Heeding the Masters' Voices

Maria Gertrudes paints only in public. And for good reason.

She wants people to see her signing the names of Renoir, Monet and Picasso.

After all, says the Brazilian painter, visiting Washington this week, it's their work she's doing -- from the grave. Really.

Okay, Gertrudes, a self-described spiritualist, would not say it's from the grave. Rather, she believes that she's in communication with the spirits of these great artists. She is, she says, painting for those who cannot paint any longer.

"The most important thing about all of this is to take the message to people that death doesn't exist. The genius painters continue painting, showing the people that they're still alive and want to paint," she says.

Maria Gertrudes Coelho (she doesn't use her last name professionally), is 52, a retired bank teller who lives in the small town of Ituiutaba, north of Sao Paulo. At the moment, though, she is negotiating a beanbag chair in the Bethesda basement of her childhood friend Elza Suely Anderson, and explaining how she has come to what she knows many people might find hard to believe.

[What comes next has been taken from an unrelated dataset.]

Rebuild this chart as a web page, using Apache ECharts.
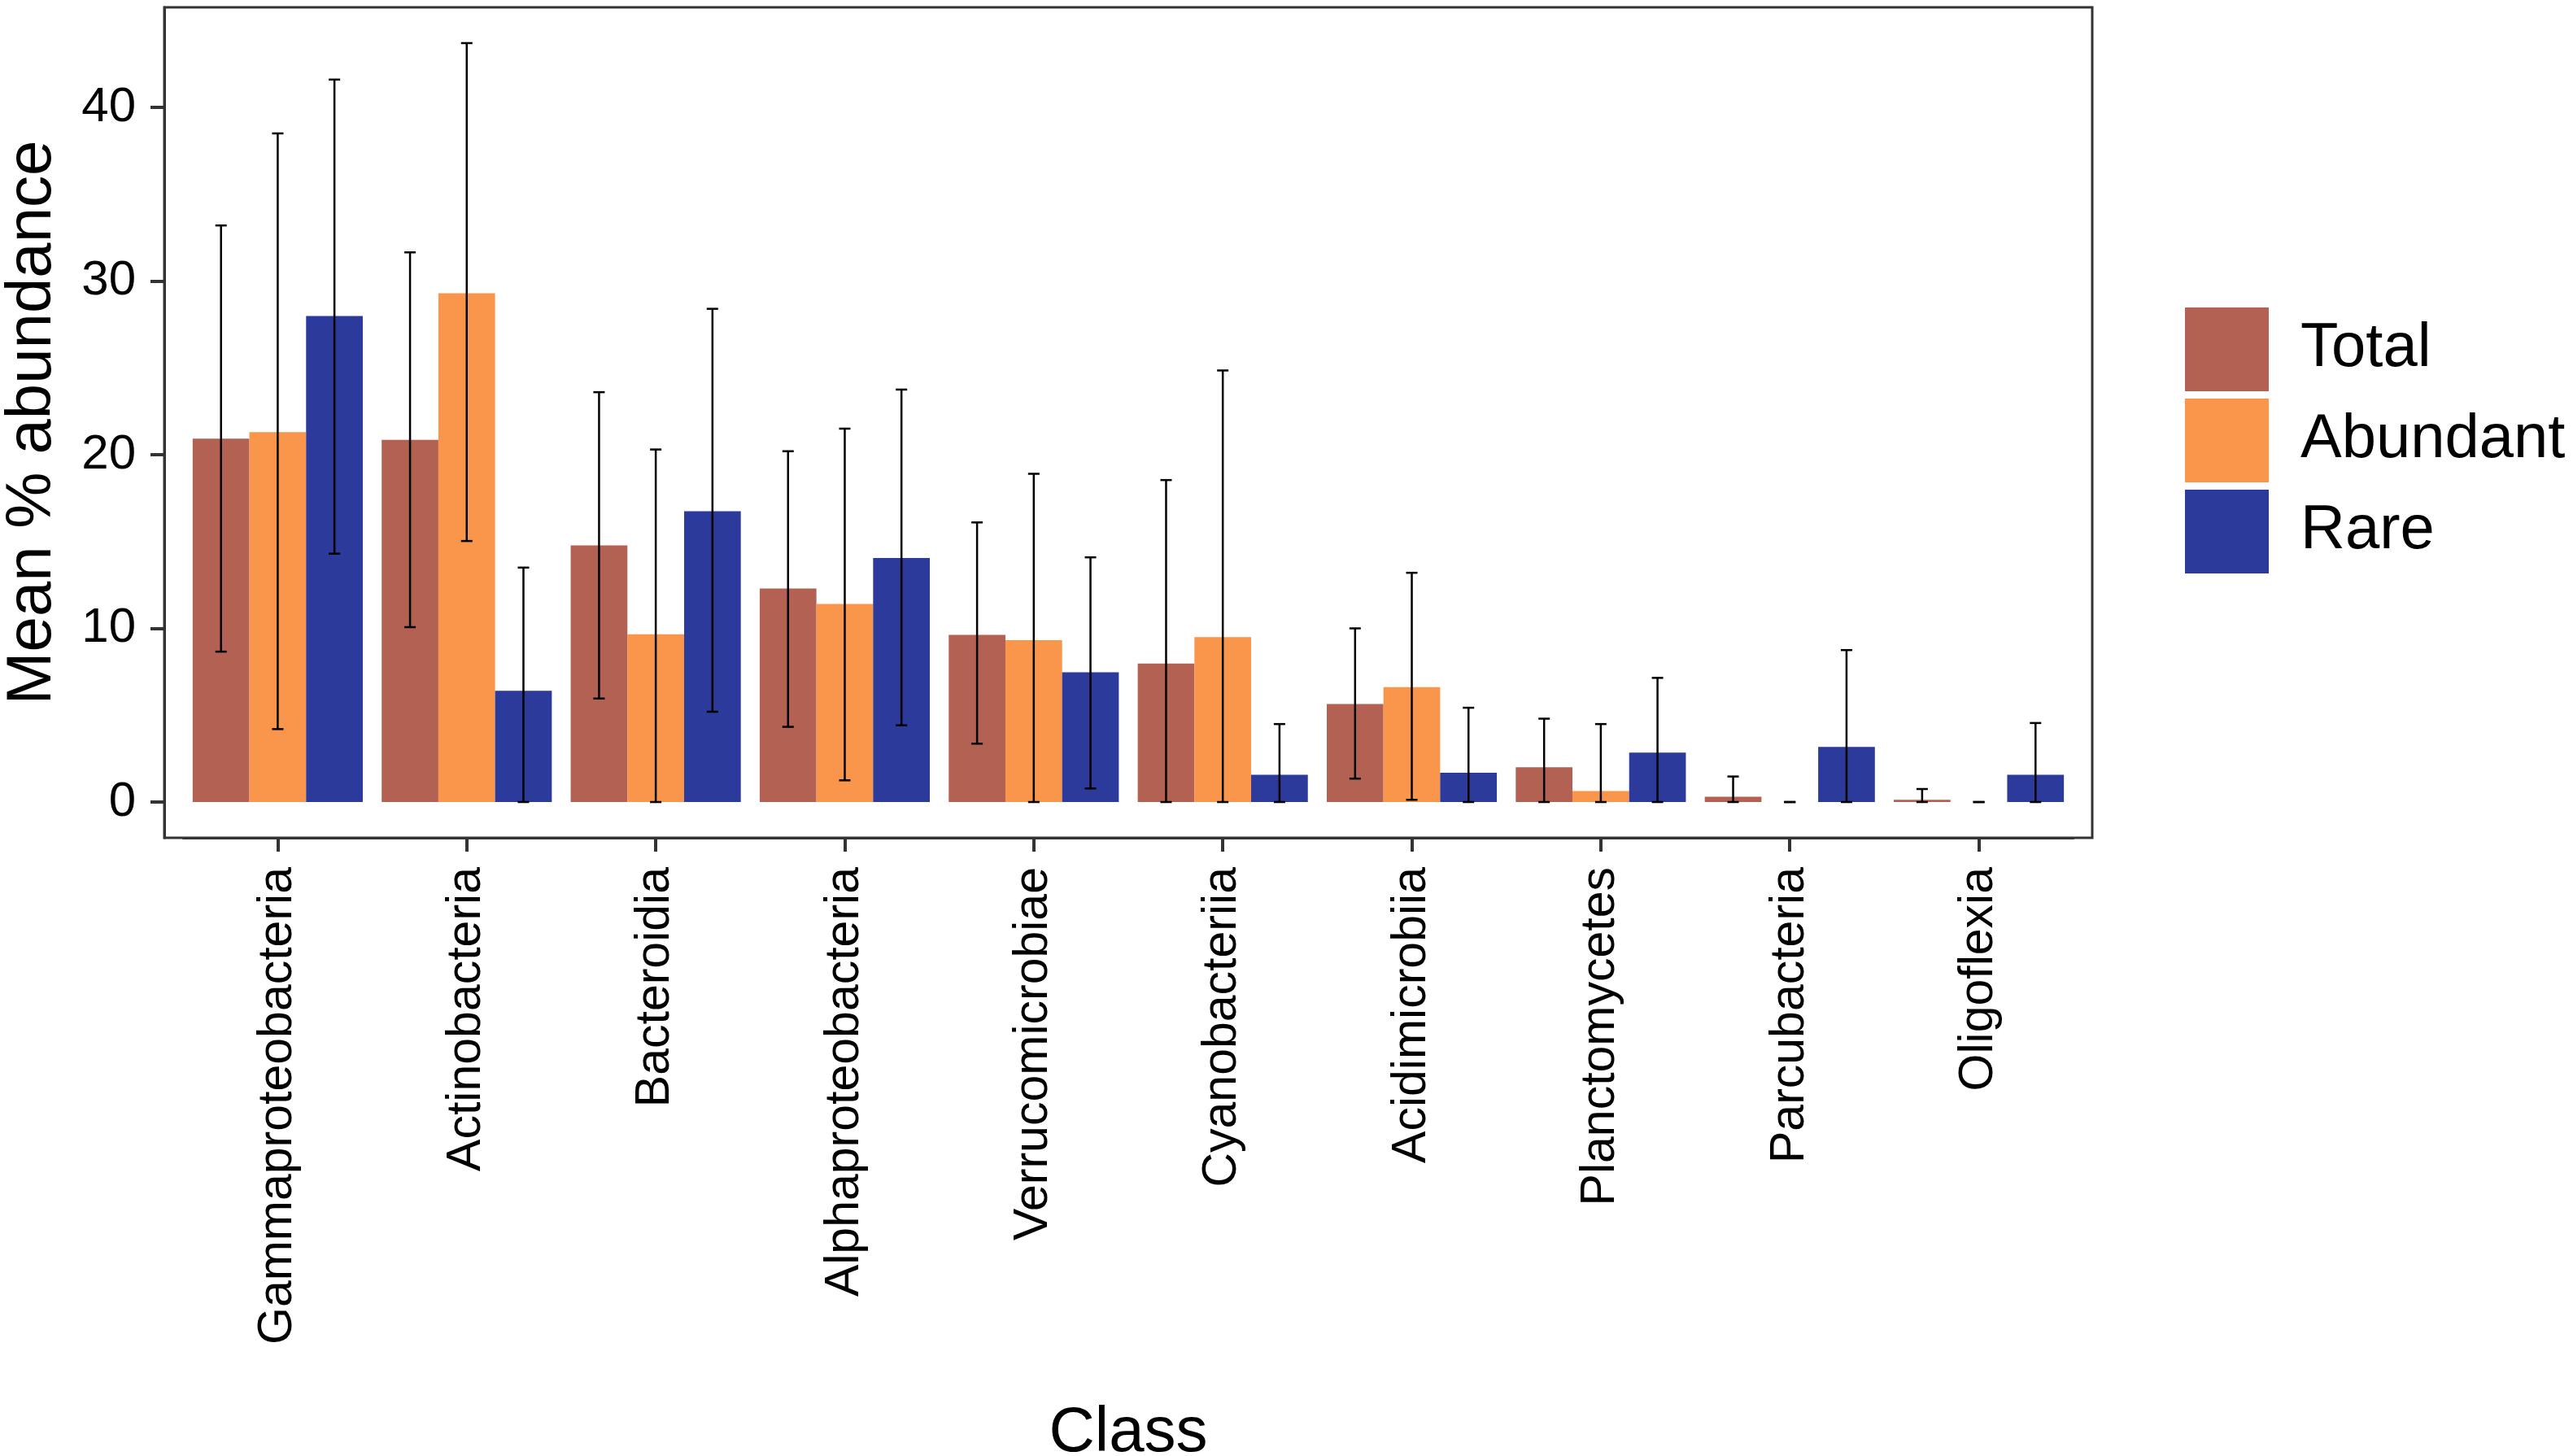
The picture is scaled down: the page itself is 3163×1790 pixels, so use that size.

There are, of course, certainly many who believe in communication with those who have crossed over. "They are always talking to us but we need to be listening."

But how is it that Gertrudes gets to be the one with whom so many artists speak?

"It took me a while to understand," says Gertrudes.

But she was, she says simply, the one listening -- and the one chosen.

"I totally believe in what she does, she's like my sister," says Anderson, a massage therapist who grew up with the same beliefs but currently is not a practicing spiritualist.

Anderson helped organize Gertrudes' U.S. visit -- her first -- scheduled her public sessions in the Washington area and is serving as her translator. Gertrudes speaks only Portuguese.

Well, not just Portuguese.

Gertrudes started communicating directly with spirits in 1990, she says. Initially, it was authors she was channeling -- among them, another Brazilian spiritualist and a British romance author -- then, in 1995, she began to paint.

On Sunday afternoon at the Parish Gallery in Georgetown, about 30 people -- friends of friends and curious onlookers -- quietly watched Gertrudes, with rolled-up sleeves, bare feet and closed eyes, go into what looked like a hypnotic trance. Classical music blared in the background. Moments before, Anderson had led the group in prayer and asked for their good vibes.

Then Gertrudes was stroking the canvas with her hands -- and painting.

At one point she emptied a paint tube into a couple thick piles of dark mauve directly onto a large canvas. She then squeezed white paint like toothpaste across the canvas, using her hands to smooth out the colors and her fingers to dab at the mauve. She does not use brushes; the artists, she says, prefer to use her hands and feet as their instruments.

Within minutes of her first squirt of the tube, six sailboats appeared.

It is, she says, the work of J.M.W. Turner, an English landscape artist from the turn of the 19th century. Before Monet, before Picasso, before Renoir, there was Turner. He was the first artist to speak to her, Gertrudes says. There are 14 in all.

The sailboat painting was Gertrudes' ninth in about 40 minutes on Sunday. She signed it "Joseph, To Love."

"He knows things I don't know," she has said of Turner. "He does things I don't understand."

After the session, Gertrudes asked for a show of hands of the people who "believe in the spiritual world."

About half responded, if rather tentatively.

Norman Parish, owner of the gallery who'd rented his space to Gertrudes for the event, had his doubts about it all, though he wasn't willing to dismiss it completely.

"We have no way of knowing," he said. "It's a mystery to everyone."

Mystery or not, Gertrudes was able to auction nine of her paintings Sunday afternoon for prices ranging from $50 to $185. The money, she says, helps finance a 14-classroom art school for children in her home town. The school -- a suggestion of the spirits -- is already under construction.

Gertrudes had pictures of the school hanging up in the gallery.

Gertrudes may be a communicating vessel for this dead painters' society, but she's not trying to pass off her finger paintings as their originals. A sticker on the back of each canvas states her name, the date, and the time it took to paint.

D.C. resident Afiya Graham, who meditates regularly and has studied spirituality, was one of the true believers at the gallery. So much a believer that it didn't matter when Gertrudes said that Joseph signs "To Love" when the painting is meant for one person in particular and that there was a good chance that particular person wasn't in the room.

"Those are my colors," Graham told a friend when she saw the mauve and white melding into sailboats.

"Somehow I feel this is especially for me," she said, writing out a check for $185.